[start]
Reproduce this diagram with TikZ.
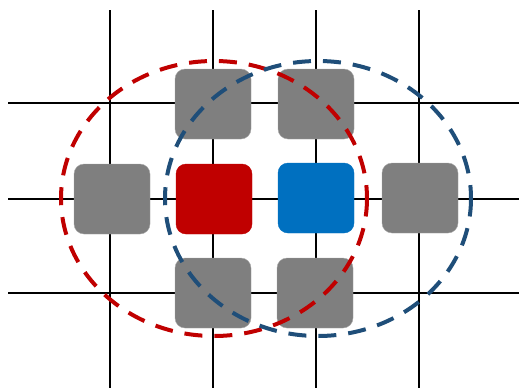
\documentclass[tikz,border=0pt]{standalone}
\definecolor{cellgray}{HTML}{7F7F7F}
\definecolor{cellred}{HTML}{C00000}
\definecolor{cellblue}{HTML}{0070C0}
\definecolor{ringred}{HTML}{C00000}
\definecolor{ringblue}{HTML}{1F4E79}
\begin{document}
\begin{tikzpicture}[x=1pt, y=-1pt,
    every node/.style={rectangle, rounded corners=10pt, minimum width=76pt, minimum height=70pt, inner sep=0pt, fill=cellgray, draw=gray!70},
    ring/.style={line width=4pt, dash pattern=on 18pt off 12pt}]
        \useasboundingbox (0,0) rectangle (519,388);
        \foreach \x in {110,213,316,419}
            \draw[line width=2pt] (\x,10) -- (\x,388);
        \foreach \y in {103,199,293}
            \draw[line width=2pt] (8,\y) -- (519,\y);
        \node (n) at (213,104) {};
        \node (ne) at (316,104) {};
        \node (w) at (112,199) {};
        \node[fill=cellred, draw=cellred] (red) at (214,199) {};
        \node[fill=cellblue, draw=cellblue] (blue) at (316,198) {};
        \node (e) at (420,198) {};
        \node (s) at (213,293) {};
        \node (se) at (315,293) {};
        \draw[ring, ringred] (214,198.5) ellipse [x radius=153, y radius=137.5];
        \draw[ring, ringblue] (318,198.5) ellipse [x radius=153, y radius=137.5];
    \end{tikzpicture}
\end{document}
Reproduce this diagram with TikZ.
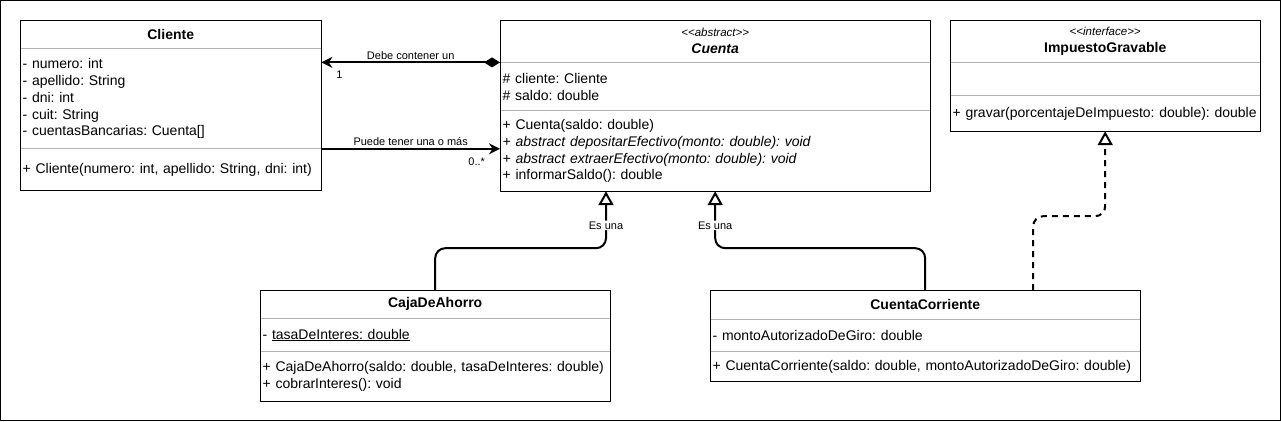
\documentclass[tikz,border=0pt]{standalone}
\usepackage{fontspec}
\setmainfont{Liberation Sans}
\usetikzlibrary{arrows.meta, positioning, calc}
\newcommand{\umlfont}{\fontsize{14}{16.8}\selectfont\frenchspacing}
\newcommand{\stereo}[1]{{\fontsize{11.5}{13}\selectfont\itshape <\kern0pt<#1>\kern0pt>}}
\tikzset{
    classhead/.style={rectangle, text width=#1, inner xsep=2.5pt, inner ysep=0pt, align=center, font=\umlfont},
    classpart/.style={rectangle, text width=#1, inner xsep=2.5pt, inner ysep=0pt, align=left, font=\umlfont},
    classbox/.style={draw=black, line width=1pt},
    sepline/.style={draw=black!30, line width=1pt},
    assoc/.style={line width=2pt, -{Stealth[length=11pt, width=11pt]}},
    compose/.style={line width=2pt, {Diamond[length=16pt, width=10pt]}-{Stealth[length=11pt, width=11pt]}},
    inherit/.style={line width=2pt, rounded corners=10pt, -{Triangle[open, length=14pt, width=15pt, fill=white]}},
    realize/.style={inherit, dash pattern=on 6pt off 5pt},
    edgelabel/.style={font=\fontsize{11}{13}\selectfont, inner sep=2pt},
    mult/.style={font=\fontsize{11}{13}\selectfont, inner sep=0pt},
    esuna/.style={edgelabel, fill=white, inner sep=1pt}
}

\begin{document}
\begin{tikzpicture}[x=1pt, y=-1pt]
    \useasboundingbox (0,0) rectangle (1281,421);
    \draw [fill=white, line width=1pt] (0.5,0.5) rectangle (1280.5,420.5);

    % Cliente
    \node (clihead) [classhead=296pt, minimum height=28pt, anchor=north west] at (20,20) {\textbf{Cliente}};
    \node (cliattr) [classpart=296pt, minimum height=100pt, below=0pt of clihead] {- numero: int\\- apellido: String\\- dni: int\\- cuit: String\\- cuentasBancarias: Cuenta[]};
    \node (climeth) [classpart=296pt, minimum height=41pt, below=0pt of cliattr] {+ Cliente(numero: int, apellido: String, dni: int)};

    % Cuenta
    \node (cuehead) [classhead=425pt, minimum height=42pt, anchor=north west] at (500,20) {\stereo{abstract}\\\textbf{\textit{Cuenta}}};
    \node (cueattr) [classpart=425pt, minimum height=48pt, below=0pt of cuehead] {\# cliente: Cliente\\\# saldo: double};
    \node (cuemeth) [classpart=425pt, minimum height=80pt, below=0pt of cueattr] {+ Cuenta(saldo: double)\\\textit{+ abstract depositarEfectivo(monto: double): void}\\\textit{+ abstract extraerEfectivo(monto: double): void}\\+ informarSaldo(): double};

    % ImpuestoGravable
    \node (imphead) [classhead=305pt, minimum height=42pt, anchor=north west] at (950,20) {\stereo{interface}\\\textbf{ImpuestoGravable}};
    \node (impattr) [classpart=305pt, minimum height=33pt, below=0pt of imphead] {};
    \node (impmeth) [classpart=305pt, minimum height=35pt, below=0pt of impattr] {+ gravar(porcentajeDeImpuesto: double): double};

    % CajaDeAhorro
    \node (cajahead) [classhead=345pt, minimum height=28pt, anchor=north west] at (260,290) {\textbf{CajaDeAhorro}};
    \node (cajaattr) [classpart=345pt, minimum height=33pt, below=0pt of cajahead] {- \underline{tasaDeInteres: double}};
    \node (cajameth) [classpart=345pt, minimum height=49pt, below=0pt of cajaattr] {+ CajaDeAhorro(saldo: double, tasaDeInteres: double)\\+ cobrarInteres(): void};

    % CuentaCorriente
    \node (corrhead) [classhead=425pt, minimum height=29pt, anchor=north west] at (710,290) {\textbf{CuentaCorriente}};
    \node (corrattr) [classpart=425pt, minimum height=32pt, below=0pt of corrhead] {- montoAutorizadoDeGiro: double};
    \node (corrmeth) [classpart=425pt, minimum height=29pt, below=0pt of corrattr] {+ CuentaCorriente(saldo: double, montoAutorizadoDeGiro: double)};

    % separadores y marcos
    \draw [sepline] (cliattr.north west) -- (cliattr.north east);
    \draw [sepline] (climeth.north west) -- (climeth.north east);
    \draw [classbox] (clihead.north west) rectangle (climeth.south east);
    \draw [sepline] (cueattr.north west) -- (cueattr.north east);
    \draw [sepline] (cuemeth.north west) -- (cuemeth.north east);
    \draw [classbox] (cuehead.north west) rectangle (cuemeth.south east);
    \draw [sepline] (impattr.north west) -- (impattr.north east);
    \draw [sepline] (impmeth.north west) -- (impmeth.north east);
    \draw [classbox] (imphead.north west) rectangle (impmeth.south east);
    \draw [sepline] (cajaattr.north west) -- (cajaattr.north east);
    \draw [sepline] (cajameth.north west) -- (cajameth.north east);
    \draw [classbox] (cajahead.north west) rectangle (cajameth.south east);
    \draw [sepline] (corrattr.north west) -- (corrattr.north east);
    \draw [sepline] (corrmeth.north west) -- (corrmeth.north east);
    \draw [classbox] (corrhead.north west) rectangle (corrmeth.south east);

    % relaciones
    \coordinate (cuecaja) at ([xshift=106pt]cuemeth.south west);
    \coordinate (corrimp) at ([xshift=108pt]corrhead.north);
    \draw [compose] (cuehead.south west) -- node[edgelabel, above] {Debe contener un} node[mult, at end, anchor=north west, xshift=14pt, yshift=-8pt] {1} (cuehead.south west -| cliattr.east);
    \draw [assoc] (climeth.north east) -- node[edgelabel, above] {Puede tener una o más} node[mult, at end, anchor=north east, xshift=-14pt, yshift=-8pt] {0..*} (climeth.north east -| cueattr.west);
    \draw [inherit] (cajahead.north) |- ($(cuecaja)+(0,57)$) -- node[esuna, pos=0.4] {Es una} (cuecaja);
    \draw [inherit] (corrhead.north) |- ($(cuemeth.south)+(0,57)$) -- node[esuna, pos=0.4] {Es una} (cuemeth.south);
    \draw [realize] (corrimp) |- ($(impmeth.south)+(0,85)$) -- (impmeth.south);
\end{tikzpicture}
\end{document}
[end]
▸ **Direction**
Repeat the records above exactly, leaving out the pictures.

▸ **Exercise solution**
Reproduce this diagram with TikZ.
\documentclass[tikz,border=0pt]{standalone}
\definecolor{cellgray}{HTML}{7F7F7F}
\definecolor{cellred}{HTML}{C00000}
\definecolor{cellblue}{HTML}{0070C0}
\definecolor{ringred}{HTML}{C00000}
\definecolor{ringblue}{HTML}{1F4E79}
\begin{document}
\begin{tikzpicture}[x=1pt, y=-1pt,
    every node/.style={rectangle, rounded corners=10pt, minimum width=76pt, minimum height=70pt, inner sep=0pt, fill=cellgray, draw=gray!70},
    ring/.style={line width=4pt, dash pattern=on 18pt off 12pt}]
        \useasboundingbox (0,0) rectangle (519,388);
        \foreach \x in {110,213,316,419}
            \draw[line width=2pt] (\x,10) -- (\x,388);
        \foreach \y in {103,199,293}
            \draw[line width=2pt] (8,\y) -- (519,\y);
        \node (n) at (213,104) {};
        \node (ne) at (316,104) {};
        \node (w) at (112,199) {};
        \node[fill=cellred, draw=cellred] (red) at (214,199) {};
        \node[fill=cellblue, draw=cellblue] (blue) at (316,198) {};
        \node (e) at (420,198) {};
        \node (s) at (213,293) {};
        \node (se) at (315,293) {};
        \draw[ring, ringred] (214,198.5) ellipse [x radius=153, y radius=137.5];
        \draw[ring, ringblue] (318,198.5) ellipse [x radius=153, y radius=137.5];
    \end{tikzpicture}
\end{document}
Reproduce this diagram with TikZ.
\documentclass[tikz,border=0pt]{standalone}
\usepackage{fontspec}
\setmainfont{Liberation Sans}
\usetikzlibrary{arrows.meta, positioning, calc}
\newcommand{\umlfont}{\fontsize{14}{16.8}\selectfont\frenchspacing}
\newcommand{\stereo}[1]{{\fontsize{11.5}{13}\selectfont\itshape <\kern0pt<#1>\kern0pt>}}
\tikzset{
    classhead/.style={rectangle, text width=#1, inner xsep=2.5pt, inner ysep=0pt, align=center, font=\umlfont},
    classpart/.style={rectangle, text width=#1, inner xsep=2.5pt, inner ysep=0pt, align=left, font=\umlfont},
    classbox/.style={draw=black, line width=1pt},
    sepline/.style={draw=black!30, line width=1pt},
    assoc/.style={line width=2pt, -{Stealth[length=11pt, width=11pt]}},
    compose/.style={line width=2pt, {Diamond[length=16pt, width=10pt]}-{Stealth[length=11pt, width=11pt]}},
    inherit/.style={line width=2pt, rounded corners=10pt, -{Triangle[open, length=14pt, width=15pt, fill=white]}},
    realize/.style={inherit, dash pattern=on 6pt off 5pt},
    edgelabel/.style={font=\fontsize{11}{13}\selectfont, inner sep=2pt},
    mult/.style={font=\fontsize{11}{13}\selectfont, inner sep=0pt},
    esuna/.style={edgelabel, fill=white, inner sep=1pt}
}

\begin{document}
\begin{tikzpicture}[x=1pt, y=-1pt]
    \useasboundingbox (0,0) rectangle (1281,421);
    \draw [fill=white, line width=1pt] (0.5,0.5) rectangle (1280.5,420.5);

    % Cliente
    \node (clihead) [classhead=296pt, minimum height=28pt, anchor=north west] at (20,20) {\textbf{Cliente}};
    \node (cliattr) [classpart=296pt, minimum height=100pt, below=0pt of clihead] {- numero: int\\- apellido: String\\- dni: int\\- cuit: String\\- cuentasBancarias: Cuenta[]};
    \node (climeth) [classpart=296pt, minimum height=41pt, below=0pt of cliattr] {+ Cliente(numero: int, apellido: String, dni: int)};

    % Cuenta
    \node (cuehead) [classhead=425pt, minimum height=42pt, anchor=north west] at (500,20) {\stereo{abstract}\\\textbf{\textit{Cuenta}}};
    \node (cueattr) [classpart=425pt, minimum height=48pt, below=0pt of cuehead] {\# cliente: Cliente\\\# saldo: double};
    \node (cuemeth) [classpart=425pt, minimum height=80pt, below=0pt of cueattr] {+ Cuenta(saldo: double)\\\textit{+ abstract depositarEfectivo(monto: double): void}\\\textit{+ abstract extraerEfectivo(monto: double): void}\\+ informarSaldo(): double};

    % ImpuestoGravable
    \node (imphead) [classhead=305pt, minimum height=42pt, anchor=north west] at (950,20) {\stereo{interface}\\\textbf{ImpuestoGravable}};
    \node (impattr) [classpart=305pt, minimum height=33pt, below=0pt of imphead] {};
    \node (impmeth) [classpart=305pt, minimum height=35pt, below=0pt of impattr] {+ gravar(porcentajeDeImpuesto: double): double};

    % CajaDeAhorro
    \node (cajahead) [classhead=345pt, minimum height=28pt, anchor=north west] at (260,290) {\textbf{CajaDeAhorro}};
    \node (cajaattr) [classpart=345pt, minimum height=33pt, below=0pt of cajahead] {- \underline{tasaDeInteres: double}};
    \node (cajameth) [classpart=345pt, minimum height=49pt, below=0pt of cajaattr] {+ CajaDeAhorro(saldo: double, tasaDeInteres: double)\\+ cobrarInteres(): void};

    % CuentaCorriente
    \node (corrhead) [classhead=425pt, minimum height=29pt, anchor=north west] at (710,290) {\textbf{CuentaCorriente}};
    \node (corrattr) [classpart=425pt, minimum height=32pt, below=0pt of corrhead] {- montoAutorizadoDeGiro: double};
    \node (corrmeth) [classpart=425pt, minimum height=29pt, below=0pt of corrattr] {+ CuentaCorriente(saldo: double, montoAutorizadoDeGiro: double)};

    % separadores y marcos
    \draw [sepline] (cliattr.north west) -- (cliattr.north east);
    \draw [sepline] (climeth.north west) -- (climeth.north east);
    \draw [classbox] (clihead.north west) rectangle (climeth.south east);
    \draw [sepline] (cueattr.north west) -- (cueattr.north east);
    \draw [sepline] (cuemeth.north west) -- (cuemeth.north east);
    \draw [classbox] (cuehead.north west) rectangle (cuemeth.south east);
    \draw [sepline] (impattr.north west) -- (impattr.north east);
    \draw [sepline] (impmeth.north west) -- (impmeth.north east);
    \draw [classbox] (imphead.north west) rectangle (impmeth.south east);
    \draw [sepline] (cajaattr.north west) -- (cajaattr.north east);
    \draw [sepline] (cajameth.north west) -- (cajameth.north east);
    \draw [classbox] (cajahead.north west) rectangle (cajameth.south east);
    \draw [sepline] (corrattr.north west) -- (corrattr.north east);
    \draw [sepline] (corrmeth.north west) -- (corrmeth.north east);
    \draw [classbox] (corrhead.north west) rectangle (corrmeth.south east);

    % relaciones
    \coordinate (cuecaja) at ([xshift=106pt]cuemeth.south west);
    \coordinate (corrimp) at ([xshift=108pt]corrhead.north);
    \draw [compose] (cuehead.south west) -- node[edgelabel, above] {Debe contener un} node[mult, at end, anchor=north west, xshift=14pt, yshift=-8pt] {1} (cuehead.south west -| cliattr.east);
    \draw [assoc] (climeth.north east) -- node[edgelabel, above] {Puede tener una o más} node[mult, at end, anchor=north east, xshift=-14pt, yshift=-8pt] {0..*} (climeth.north east -| cueattr.west);
    \draw [inherit] (cajahead.north) |- ($(cuecaja)+(0,57)$) -- node[esuna, pos=0.4] {Es una} (cuecaja);
    \draw [inherit] (corrhead.north) |- ($(cuemeth.south)+(0,57)$) -- node[esuna, pos=0.4] {Es una} (cuemeth.south);
    \draw [realize] (corrimp) |- ($(impmeth.south)+(0,85)$) -- (impmeth.south);
\end{tikzpicture}
\end{document}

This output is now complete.